Push and pull rhythm
- Push when your poke has already softened them. Pantheon does not need to force every wave. If your team has landed damage and the enemy is backing up, step forward with the wave and threaten a stun on anyone clearing too aggressively.
- Pull back when your team’s main spells are down. Pantheon’s engage depends on follow-up. If your mages have just missed their burst or your carry is reloading position, hold the line instead of starting a fight into enemy cooldowns.
- Use wave pressure to create side angles. After your team clears, move into brush or toward the wall rather than standing in the center. The enemy should have to choose between clearing the next wave and respecting your jump angle.
Dive timing
- Dive only when the enemy is already missing health, crowd control, or escape tools. Pantheon can start a dive cleanly, but he still needs the target to die fast. If the enemy backline has every defensive answer ready, wait for your team to bait something first.
- Use ultimate-style long-range entry to cut off retreats, not to land alone in five people. Aim for the space behind or beside the target when your team is already moving forward. If you land too early, enemies spread, crowd control you, and walk out before your team arrives.
- After landing, choose one target immediately. Hesitation kills Pantheon dives. Stun the highest-value reachable target, throw your damage, then shield and walk toward your team unless the kill is guaranteed.
Behind-state damage control
- When behind, stop being the first body in every fight.

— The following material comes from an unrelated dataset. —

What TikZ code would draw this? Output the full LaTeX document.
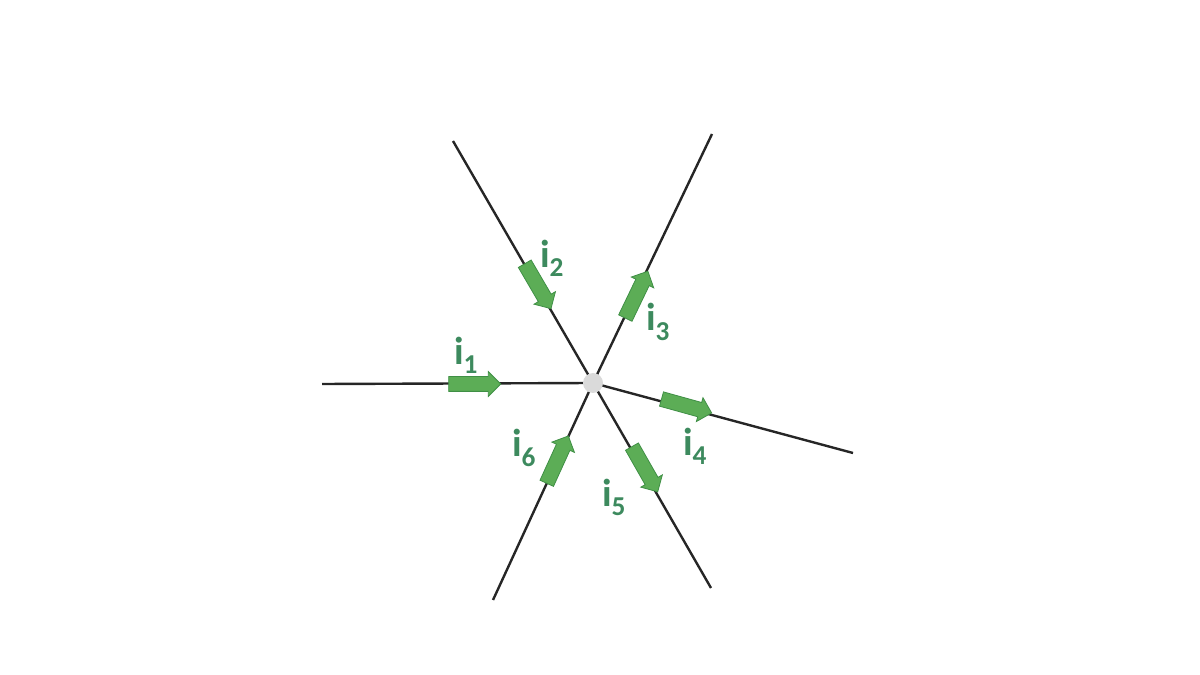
\documentclass[tikz,border=0pt]{standalone}
\usepackage{fontspec}
\setmainfont{Carlito}
\usetikzlibrary{shapes.arrows}
\definecolor{arrowfill}{HTML}{5CAD56}
\definecolor{arrowedge}{HTML}{3F8F45}
\definecolor{labelcol}{HTML}{3D8A5E}
\definecolor{dotcol}{HTML}{DADADA}
\tikzset{
  wire/.style={line width=2.4pt, black!85},
  curarrow/.style={single arrow, fill=arrowfill, draw=arrowedge, line width=0.8pt,
    minimum height=52pt, minimum width=24pt, single arrow head extend=5pt,
    single arrow head indent=0pt, inner xsep=0pt, inner ysep=7pt},
  curlabel/.style={text=labelcol, font=\fontsize{39}{41}\selectfont\bfseries, inner sep=0pt}
}
\begin{document}
\begin{tikzpicture}[x=1pt,y=1pt]
\useasboundingbox (0,0) rectangle (1200,675);
\coordinate (c) at (593,292);
\coordinate (eL) at (322,291);
\coordinate (eUL) at (453,534);
\coordinate (eUR) at (712,541);
\coordinate (eR) at (853,222);
\coordinate (eLR) at (711,87);
\coordinate (eLL) at (493,75);
\draw[wire] (eL) -- (c);
\draw[wire] (eUL) -- (c);
\draw[wire] (eUR) -- (c);
\draw[wire] (eR) -- (c);
\draw[wire] (eLR) -- (c);
\draw[wire] (eLL) -- (c);
\node[circle, fill=dotcol, minimum size=20pt, inner sep=0pt] (junction) at (c) {};
\node[curarrow, rotate=0] (a1) at (471,291) {};
\node[curarrow, rotate=-59.7] (a2) at (536,392) {};
\node[curarrow, rotate=64.3] (a3) at (635,377) {};
\node[curarrow, rotate=-15.5] (a4) at (683,270) {};
\node[curarrow, rotate=-60.3] (a5) at (643,209) {};
\node[curarrow, rotate=65.5] (a6) at (556,212) {};
\node[curlabel] (l1) at (466,320) {i$_{\mathbf{1}}$};
\node[curlabel] (l2) at (552,417) {i$_{\mathbf{2}}$};
\node[curlabel] (l3) at (658,353) {i$_{\mathbf{3}}$};
\node[curlabel] (l4) at (695,229) {i$_{\mathbf{4}}$};
\node[curlabel] (l5) at (614,178) {i$_{\mathbf{5}}$};
\node[curlabel] (l6) at (524,227) {i$_{\mathbf{6}}$};
\end{tikzpicture}
\end{document}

Let the enemy step into your half of the lane, then punish overextension. Pantheon is much stronger as a counter-engage tool than as a desperate diver into a fed team.
- Farm safely with spear and protect health like a resource. If you lose half your health before the fight starts, you cannot threaten the backline or peel properly. Give up a few minions rather than eating poke for no clear trade.
- Trade your stun for shutdown prevention. If an enemy carry is fed, save your lockdown for them when they commit. You do not need a highlight engage; you need to stop the fed target from freely hitting your team.
- Look for cleanup, not miracle starts. Wait until enemies spend mobility, chase too far, or split around the wave. Pantheon can turn a messy low-health fight quickly, but forcing into full resources while behind usually makes the deficit worse.
The clean Pantheon game is controlled aggression. Poke until the enemy has to respect you, engage only when your team can hit the target, and use your defensive tools to waste the enemy’s best response. If the fight is bad, peel and reset. If the window is real, commit hard and make the kill happen before they can breathe.